Data Engineering & Analytics Platform for Multifamily Real Estate

PropData platform overview - mobile screens showing occupancy metrics, collections, portfolio NOI, aged receivables, and favorite metrics

Problem

Multifamily property managers operate across fragmented Property Management Systems (PMS) like Resman, Yardi Voyager, and Appfolio. Each system stores lease data, occupancy rates, and financial metrics in completely different schemas, making it nearly impossible to aggregate portfolio-wide analytics or generate competitive rental comp reports.

Meanwhile, market rent data is scattered across listing sites like Apartments.com and paid APIs like RentCast, with no unified way to compare a property's performance against the broader market.
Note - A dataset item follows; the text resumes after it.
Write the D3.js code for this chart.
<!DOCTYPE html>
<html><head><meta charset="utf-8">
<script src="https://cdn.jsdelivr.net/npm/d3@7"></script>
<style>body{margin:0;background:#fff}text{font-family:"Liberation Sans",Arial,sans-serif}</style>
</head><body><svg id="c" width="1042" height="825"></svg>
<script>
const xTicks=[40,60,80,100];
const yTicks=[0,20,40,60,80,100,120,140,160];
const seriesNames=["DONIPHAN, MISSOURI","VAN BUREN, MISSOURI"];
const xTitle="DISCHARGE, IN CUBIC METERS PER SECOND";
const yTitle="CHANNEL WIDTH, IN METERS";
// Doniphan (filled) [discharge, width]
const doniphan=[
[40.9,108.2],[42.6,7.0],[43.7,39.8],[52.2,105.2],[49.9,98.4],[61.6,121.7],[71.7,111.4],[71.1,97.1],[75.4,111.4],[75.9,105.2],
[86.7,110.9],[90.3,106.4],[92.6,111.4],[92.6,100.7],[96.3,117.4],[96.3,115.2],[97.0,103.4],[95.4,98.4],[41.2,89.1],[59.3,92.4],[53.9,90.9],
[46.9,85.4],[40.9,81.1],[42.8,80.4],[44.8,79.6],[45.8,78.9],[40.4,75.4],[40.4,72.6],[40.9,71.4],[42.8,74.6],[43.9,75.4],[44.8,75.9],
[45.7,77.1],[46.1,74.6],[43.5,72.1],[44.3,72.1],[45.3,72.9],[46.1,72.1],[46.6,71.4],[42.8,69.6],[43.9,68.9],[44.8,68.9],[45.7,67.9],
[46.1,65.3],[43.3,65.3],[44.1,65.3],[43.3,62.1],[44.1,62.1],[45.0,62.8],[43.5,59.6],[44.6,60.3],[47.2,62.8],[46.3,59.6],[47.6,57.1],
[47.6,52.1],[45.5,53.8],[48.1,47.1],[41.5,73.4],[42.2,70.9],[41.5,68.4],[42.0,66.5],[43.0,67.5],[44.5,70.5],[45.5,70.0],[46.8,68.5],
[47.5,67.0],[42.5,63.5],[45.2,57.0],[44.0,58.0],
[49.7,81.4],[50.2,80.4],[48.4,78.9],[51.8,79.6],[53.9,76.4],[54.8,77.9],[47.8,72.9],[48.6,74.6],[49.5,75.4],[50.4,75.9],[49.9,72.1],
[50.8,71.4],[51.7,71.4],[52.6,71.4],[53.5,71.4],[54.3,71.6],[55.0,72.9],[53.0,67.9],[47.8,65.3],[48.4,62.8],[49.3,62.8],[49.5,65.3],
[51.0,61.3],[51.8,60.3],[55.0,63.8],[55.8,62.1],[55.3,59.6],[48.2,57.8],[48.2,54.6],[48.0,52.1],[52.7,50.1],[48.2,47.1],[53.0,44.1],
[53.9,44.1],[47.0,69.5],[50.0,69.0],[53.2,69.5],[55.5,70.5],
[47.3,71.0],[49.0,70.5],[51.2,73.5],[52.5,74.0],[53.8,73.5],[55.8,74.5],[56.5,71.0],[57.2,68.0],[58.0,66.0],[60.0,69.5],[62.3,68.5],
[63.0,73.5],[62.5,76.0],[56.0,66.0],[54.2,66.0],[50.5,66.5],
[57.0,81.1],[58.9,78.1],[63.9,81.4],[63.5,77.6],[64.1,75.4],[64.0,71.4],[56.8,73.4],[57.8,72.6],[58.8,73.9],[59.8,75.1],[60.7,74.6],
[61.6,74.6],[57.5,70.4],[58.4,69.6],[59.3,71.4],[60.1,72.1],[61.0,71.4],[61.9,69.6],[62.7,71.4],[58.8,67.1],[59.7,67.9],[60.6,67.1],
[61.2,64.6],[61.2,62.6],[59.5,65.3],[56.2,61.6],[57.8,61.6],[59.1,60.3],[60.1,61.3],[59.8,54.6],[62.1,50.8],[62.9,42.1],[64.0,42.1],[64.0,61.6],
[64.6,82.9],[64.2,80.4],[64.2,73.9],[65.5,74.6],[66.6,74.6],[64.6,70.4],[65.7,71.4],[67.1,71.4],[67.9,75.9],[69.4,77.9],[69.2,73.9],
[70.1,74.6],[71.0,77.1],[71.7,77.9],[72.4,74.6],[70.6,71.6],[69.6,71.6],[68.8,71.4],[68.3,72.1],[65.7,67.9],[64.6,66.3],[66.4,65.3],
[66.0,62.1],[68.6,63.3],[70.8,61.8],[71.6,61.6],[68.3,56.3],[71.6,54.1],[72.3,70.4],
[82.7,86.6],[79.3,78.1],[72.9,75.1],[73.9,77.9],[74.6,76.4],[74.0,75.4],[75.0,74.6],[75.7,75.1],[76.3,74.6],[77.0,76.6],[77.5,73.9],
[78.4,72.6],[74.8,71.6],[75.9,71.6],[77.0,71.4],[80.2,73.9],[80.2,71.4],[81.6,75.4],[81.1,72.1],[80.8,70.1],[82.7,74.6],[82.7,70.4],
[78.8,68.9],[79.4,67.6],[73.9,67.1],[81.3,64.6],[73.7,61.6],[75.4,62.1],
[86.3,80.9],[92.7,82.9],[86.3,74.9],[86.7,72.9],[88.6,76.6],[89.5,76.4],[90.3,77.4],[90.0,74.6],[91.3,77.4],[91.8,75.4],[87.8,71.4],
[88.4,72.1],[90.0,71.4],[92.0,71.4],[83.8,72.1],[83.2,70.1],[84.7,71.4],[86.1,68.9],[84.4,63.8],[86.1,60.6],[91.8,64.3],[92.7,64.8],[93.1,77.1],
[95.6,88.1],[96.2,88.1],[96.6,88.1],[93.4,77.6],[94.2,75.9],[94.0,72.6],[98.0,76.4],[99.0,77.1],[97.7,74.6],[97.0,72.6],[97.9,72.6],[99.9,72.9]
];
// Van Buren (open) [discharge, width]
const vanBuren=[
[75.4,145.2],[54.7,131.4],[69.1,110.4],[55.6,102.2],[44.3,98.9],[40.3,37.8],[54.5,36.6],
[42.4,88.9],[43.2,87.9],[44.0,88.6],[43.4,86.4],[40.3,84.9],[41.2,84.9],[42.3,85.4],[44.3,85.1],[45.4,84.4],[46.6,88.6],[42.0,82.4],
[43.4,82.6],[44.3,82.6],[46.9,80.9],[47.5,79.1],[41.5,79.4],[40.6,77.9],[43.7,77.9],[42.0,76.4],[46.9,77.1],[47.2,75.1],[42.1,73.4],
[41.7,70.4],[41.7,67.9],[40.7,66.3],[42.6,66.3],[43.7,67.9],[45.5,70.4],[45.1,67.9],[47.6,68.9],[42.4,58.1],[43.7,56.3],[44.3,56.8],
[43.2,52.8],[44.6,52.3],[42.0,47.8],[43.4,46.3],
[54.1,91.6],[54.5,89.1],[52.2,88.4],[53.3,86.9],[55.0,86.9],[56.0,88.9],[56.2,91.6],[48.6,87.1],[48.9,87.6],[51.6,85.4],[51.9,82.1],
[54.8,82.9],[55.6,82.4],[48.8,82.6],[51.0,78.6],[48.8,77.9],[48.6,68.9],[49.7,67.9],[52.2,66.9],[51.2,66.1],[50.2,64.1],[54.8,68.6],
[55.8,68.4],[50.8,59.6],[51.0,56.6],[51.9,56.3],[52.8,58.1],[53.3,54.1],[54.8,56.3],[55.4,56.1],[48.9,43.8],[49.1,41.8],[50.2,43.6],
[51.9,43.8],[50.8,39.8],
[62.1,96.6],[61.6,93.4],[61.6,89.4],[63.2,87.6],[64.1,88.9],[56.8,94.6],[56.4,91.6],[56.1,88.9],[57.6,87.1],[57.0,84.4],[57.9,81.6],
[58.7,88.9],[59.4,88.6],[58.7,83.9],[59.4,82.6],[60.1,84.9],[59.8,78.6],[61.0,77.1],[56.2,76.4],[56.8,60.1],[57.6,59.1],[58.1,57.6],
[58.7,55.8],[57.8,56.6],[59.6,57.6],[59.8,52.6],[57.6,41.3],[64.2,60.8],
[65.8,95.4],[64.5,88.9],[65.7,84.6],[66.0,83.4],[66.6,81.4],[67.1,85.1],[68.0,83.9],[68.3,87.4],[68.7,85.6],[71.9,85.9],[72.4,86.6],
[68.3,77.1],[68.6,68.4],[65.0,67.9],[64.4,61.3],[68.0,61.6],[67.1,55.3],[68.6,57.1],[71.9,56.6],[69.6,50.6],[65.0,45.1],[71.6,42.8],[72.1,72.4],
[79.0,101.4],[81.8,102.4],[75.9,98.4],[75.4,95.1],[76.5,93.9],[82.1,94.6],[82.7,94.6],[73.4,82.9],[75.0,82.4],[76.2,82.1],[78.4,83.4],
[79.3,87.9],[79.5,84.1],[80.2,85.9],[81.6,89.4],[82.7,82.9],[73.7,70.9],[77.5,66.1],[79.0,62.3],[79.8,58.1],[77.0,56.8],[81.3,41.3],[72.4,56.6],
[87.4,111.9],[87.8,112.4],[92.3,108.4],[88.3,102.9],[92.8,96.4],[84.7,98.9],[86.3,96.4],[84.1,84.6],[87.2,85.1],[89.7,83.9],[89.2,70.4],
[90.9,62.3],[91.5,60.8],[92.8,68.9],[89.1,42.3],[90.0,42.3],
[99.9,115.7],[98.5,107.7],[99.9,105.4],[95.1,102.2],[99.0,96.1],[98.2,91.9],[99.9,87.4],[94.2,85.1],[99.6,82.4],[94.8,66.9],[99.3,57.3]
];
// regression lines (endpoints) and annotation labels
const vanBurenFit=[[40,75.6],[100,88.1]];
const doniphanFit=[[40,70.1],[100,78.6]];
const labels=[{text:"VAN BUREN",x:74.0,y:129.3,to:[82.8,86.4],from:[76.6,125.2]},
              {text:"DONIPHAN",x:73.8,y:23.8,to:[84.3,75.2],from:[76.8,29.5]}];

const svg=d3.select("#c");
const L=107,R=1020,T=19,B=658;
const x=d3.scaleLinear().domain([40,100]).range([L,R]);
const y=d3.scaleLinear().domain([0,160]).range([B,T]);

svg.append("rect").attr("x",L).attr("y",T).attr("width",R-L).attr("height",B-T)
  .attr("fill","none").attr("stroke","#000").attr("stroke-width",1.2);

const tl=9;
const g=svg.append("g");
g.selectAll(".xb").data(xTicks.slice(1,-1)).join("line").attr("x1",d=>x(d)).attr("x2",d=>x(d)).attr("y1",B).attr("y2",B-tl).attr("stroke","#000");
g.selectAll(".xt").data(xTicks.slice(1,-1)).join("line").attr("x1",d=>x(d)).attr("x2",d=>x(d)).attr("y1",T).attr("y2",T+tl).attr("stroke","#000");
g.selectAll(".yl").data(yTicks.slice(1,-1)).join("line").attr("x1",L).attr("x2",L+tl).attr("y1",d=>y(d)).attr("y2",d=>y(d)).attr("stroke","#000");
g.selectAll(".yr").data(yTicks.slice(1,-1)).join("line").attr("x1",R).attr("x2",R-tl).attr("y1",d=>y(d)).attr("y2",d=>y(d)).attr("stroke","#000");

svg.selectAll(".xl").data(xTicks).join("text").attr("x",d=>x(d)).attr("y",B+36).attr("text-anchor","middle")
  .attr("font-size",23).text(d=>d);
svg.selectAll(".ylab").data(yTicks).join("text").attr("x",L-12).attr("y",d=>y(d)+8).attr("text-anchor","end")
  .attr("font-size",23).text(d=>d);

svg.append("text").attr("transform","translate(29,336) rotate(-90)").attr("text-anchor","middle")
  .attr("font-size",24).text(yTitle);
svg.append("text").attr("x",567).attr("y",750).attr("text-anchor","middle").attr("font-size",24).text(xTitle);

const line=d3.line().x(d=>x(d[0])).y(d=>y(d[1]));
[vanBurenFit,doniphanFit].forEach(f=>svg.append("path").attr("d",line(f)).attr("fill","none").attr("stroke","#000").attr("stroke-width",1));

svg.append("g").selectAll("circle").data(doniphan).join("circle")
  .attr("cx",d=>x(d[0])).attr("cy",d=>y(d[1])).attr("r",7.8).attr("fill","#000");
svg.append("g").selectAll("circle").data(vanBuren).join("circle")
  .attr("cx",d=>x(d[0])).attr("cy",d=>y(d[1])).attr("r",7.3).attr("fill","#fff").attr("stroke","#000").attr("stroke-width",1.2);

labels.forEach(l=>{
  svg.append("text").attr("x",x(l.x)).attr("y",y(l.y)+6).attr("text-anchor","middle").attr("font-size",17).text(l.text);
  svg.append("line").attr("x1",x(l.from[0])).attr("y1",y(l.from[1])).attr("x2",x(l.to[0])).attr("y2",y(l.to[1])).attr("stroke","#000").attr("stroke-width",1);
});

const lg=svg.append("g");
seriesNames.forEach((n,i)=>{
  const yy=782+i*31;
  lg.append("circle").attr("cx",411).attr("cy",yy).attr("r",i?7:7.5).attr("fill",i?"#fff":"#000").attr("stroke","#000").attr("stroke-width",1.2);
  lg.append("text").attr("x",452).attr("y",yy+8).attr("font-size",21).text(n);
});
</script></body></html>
Clients needed a single source of truth that could ingest data from all of these sources, normalize it, and deliver actionable insights.

Technical Architecture

I designed and built the entire data engineering backend: ETL pipelines, web scrapers, data warehouse schema, and analytics dashboards.

  • ETL Pipelines: Custom connectors for Resman API v2, Yardi Voyager API, and Appfolio REST API, extracting lease data, unit-level occupancy, and financial records
  • Web Scrapers: Python-based scrapers for Apartments.com (Selenium + BeautifulSoup) and RentCast API integration for rental comp data across 86+ markets
  • Data Warehouse: PostgreSQL with normalized schema mapping disparate PMS formats into a unified property/unit/lease data model
  • Analytics Engine: Rental comp analysis comparing property performance against market averages by unit type, submarket, and time period
  • Languages: Python (Jupyter Notebooks, scrapers, ETL scripts), SQL (data transformations, reporting queries)
  • Scheduling: Automated pipeline runs with monitoring, error handling, and partial-run recovery

Platform Views

The platform provides real-time visibility into pipeline health, data source status, and rental market analytics.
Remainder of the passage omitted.